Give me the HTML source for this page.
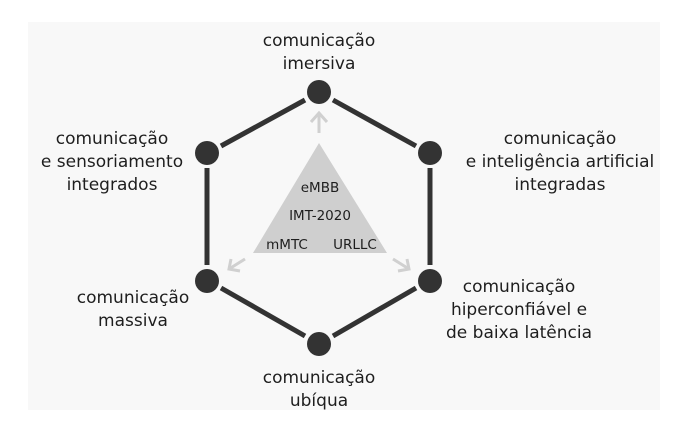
<!DOCTYPE html>
<html><head><style>
body{margin:0;background:#fff}
svg{display:block}
text{font-family:"DejaVu Sans","Liberation Sans",sans-serif;fill:#1e1e1e}
</style></head><body>
<svg width="688" height="429" viewBox="0 0 688 429">
<rect x="28" y="22" width="632" height="388" fill="#f8f8f8"/>
<g stroke="#333" stroke-width="5" fill="none">
<line x1="333" y1="100" x2="416" y2="146"/>
<line x1="430" y1="168" x2="430" y2="265"/>
<line x1="416" y1="288" x2="333" y2="336"/>
<line x1="305" y1="336" x2="221" y2="288"/>
<line x1="207" y1="265" x2="207" y2="168"/>
<line x1="221" y1="146" x2="305" y2="100"/>
</g>
<g fill="#333">
<circle cx="319" cy="92" r="12"/>
<circle cx="430" cy="153" r="12"/>
<circle cx="430" cy="281" r="12"/>
<circle cx="319" cy="344" r="12"/>
<circle cx="207" cy="281" r="12"/>
<circle cx="207" cy="153" r="12"/>
</g>
<polygon points="319,143 253,253 387,253" fill="#cfcfcf"/>
<g stroke="#d0d0d0" stroke-width="3" fill="none">
<line x1="319" y1="133" x2="319" y2="113"/>
<polyline points="311,122 319,113 327,122"/>
<line x1="245" y1="259" x2="229" y2="269"/>
<polyline points="231,259 229,269 240,271"/>
<line x1="393" y1="259" x2="409" y2="269"/>
<polyline points="407,259 409,269 398,271"/>
</g>
<g font-size="13.5" text-anchor="middle">
<text x="320" y="192">eMBB</text>
<text x="320" y="220">IMT-2020</text>
<text x="287" y="249">mMTC</text>
<text x="355" y="249">URLLC</text>
</g>
<g font-size="17" text-anchor="middle">
<text x="319" y="46">comunicação</text>
<text x="319" y="69">imersiva</text>
<text x="560" y="144">comunicação</text>
<text x="560" y="167">e inteligência artificial</text>
<text x="560" y="190">integradas</text>
<text x="112" y="144">comunicação</text>
<text x="112" y="167">e sensoriamento</text>
<text x="112" y="190">integrados</text>
<text x="133" y="303">comunicação</text>
<text x="133" y="326">massiva</text>
<text x="519" y="292">comunicação</text>
<text x="519" y="315">hiperconfiável e</text>
<text x="519" y="338">de baixa latência</text>
<text x="319" y="383">comunicação</text>
<text x="319" y="406">ubíqua</text>
</g>
</svg>
</body></html>
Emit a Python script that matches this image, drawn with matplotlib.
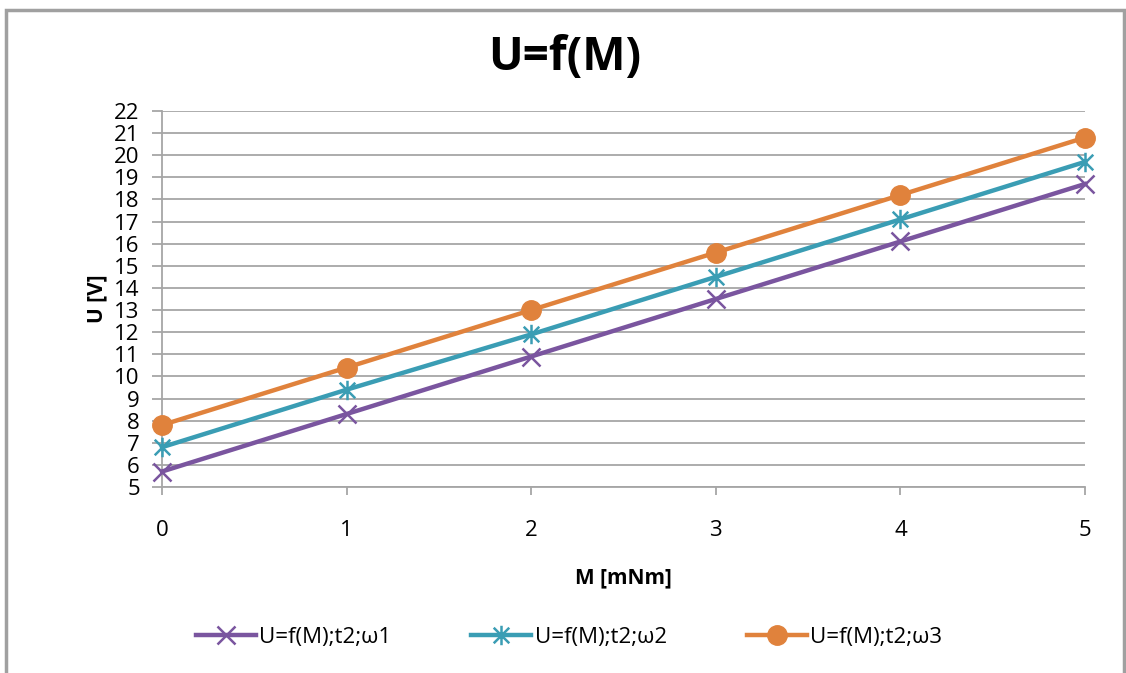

## Given request:
Reproduce each line exactly as it appears, omitting the pictures.

## Correct response:
Give me the HTML source for this page.
<!DOCTYPE html>
<html><head><style>
body{margin:0;background:#fff}
svg{display:block}
text{font-family:"DejaVu Sans","Liberation Sans",sans-serif;fill:#1e1e1e}
</style></head><body>
<svg width="688" height="429" viewBox="0 0 688 429">
<rect x="28" y="22" width="632" height="388" fill="#f8f8f8"/>
<g stroke="#333" stroke-width="5" fill="none">
<line x1="333" y1="100" x2="416" y2="146"/>
<line x1="430" y1="168" x2="430" y2="265"/>
<line x1="416" y1="288" x2="333" y2="336"/>
<line x1="305" y1="336" x2="221" y2="288"/>
<line x1="207" y1="265" x2="207" y2="168"/>
<line x1="221" y1="146" x2="305" y2="100"/>
</g>
<g fill="#333">
<circle cx="319" cy="92" r="12"/>
<circle cx="430" cy="153" r="12"/>
<circle cx="430" cy="281" r="12"/>
<circle cx="319" cy="344" r="12"/>
<circle cx="207" cy="281" r="12"/>
<circle cx="207" cy="153" r="12"/>
</g>
<polygon points="319,143 253,253 387,253" fill="#cfcfcf"/>
<g stroke="#d0d0d0" stroke-width="3" fill="none">
<line x1="319" y1="133" x2="319" y2="113"/>
<polyline points="311,122 319,113 327,122"/>
<line x1="245" y1="259" x2="229" y2="269"/>
<polyline points="231,259 229,269 240,271"/>
<line x1="393" y1="259" x2="409" y2="269"/>
<polyline points="407,259 409,269 398,271"/>
</g>
<g font-size="13.5" text-anchor="middle">
<text x="320" y="192">eMBB</text>
<text x="320" y="220">IMT-2020</text>
<text x="287" y="249">mMTC</text>
<text x="355" y="249">URLLC</text>
</g>
<g font-size="17" text-anchor="middle">
<text x="319" y="46">comunicação</text>
<text x="319" y="69">imersiva</text>
<text x="560" y="144">comunicação</text>
<text x="560" y="167">e inteligência artificial</text>
<text x="560" y="190">integradas</text>
<text x="112" y="144">comunicação</text>
<text x="112" y="167">e sensoriamento</text>
<text x="112" y="190">integrados</text>
<text x="133" y="303">comunicação</text>
<text x="133" y="326">massiva</text>
<text x="519" y="292">comunicação</text>
<text x="519" y="315">hiperconfiável e</text>
<text x="519" y="338">de baixa latência</text>
<text x="319" y="383">comunicação</text>
<text x="319" y="406">ubíqua</text>
</g>
</svg>
</body></html>
Emit a Python script that matches this image, drawn with matplotlib.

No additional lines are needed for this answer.